COLEMAN, J., DISSENTS WITH SEPARATE WRITTEN OPINION JOINED BY
SOUTHWICK, J. THOMAS, P.J., AND PAYNE, J., NOT PARTICIPATING
COLEMAN, J., DISSENTS.
With deference and respect to my colleagues of the majority I dissent because I cannot agree that the
denial of Hamilton's Sixth Amendment right to counsel was harmless error beyond a reasonable
doubt. The victim of the robbery, Virginia Shanteau, had not known Hamilton before she was
robbed. Almost one month after the robbery, Ms. Shanteau was unable to identify Hamilton as her
assailant from a photo lineup. The next day, Ms. Shanteau identified Hamilton from an in-person lineup, which the police conducted in the absence of Hamilton's attorney. At Hamilton's first trial, the
trial judge suppressed the result of the in-person line-up, and the trial ended in a hung jury.

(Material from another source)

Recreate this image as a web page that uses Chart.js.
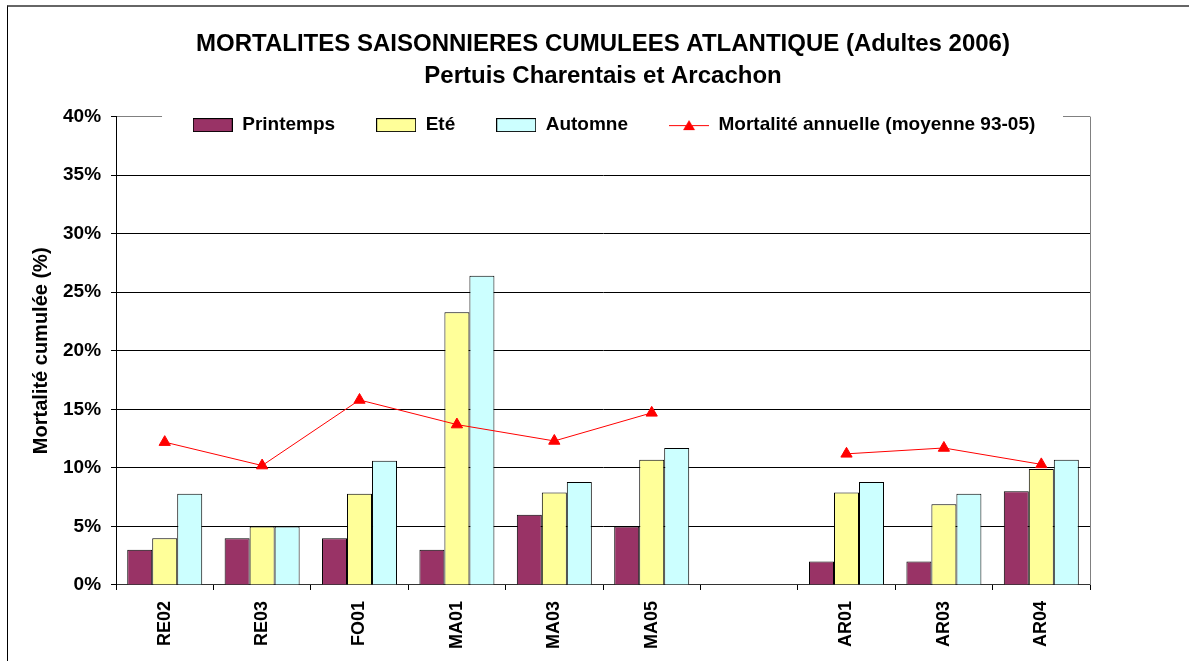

When the State retried Hamilton on year later, the trial judge reversed his earlier decision to suppress
Ms. Shanteau's identification of Hamilton at the in-person line-up; and the jury found him guilty of
the robbery of Ms. Shanteau. The majority opinion does not explain why the trial judge reversed his
earlier suppression of Ms. Shanteau's identification of Hamilton at the in-person line-up. The second
trial resulted in Hamilton's conviction of robbery. Given the hung jury from the first trial and the trial
judge's unexplained reversal of his suppression of Ms. Shanteau's identification of Hamilton, I remain
unpersuaded that the denial of Hamilton's Sixth Amendment right to counsel, which the majority
concedes was error of constitutional proportions, was nevertheless harmless beyond a reasonable
doubt.
Had Ms. Shanteau known Hamilton before he robbed her, or had she been able to identify him from
the photo-lineup which the police showed her, then such subsequent error may arguably have been
harmless. Moreover, I submit that the trial judge's reversal of his suppression of Ms. Shanteau's
identification of Hamilton during the second trial, unexplained in the majority opinion, enhances
reasonable doubt about whether this error was harmless. Even the trial judge first thought that the
error was not harmless. I would reverse and remand for a new trial.
SOUTHWICK, J., JOINS THIS SEPARATE WRITTEN OPINION.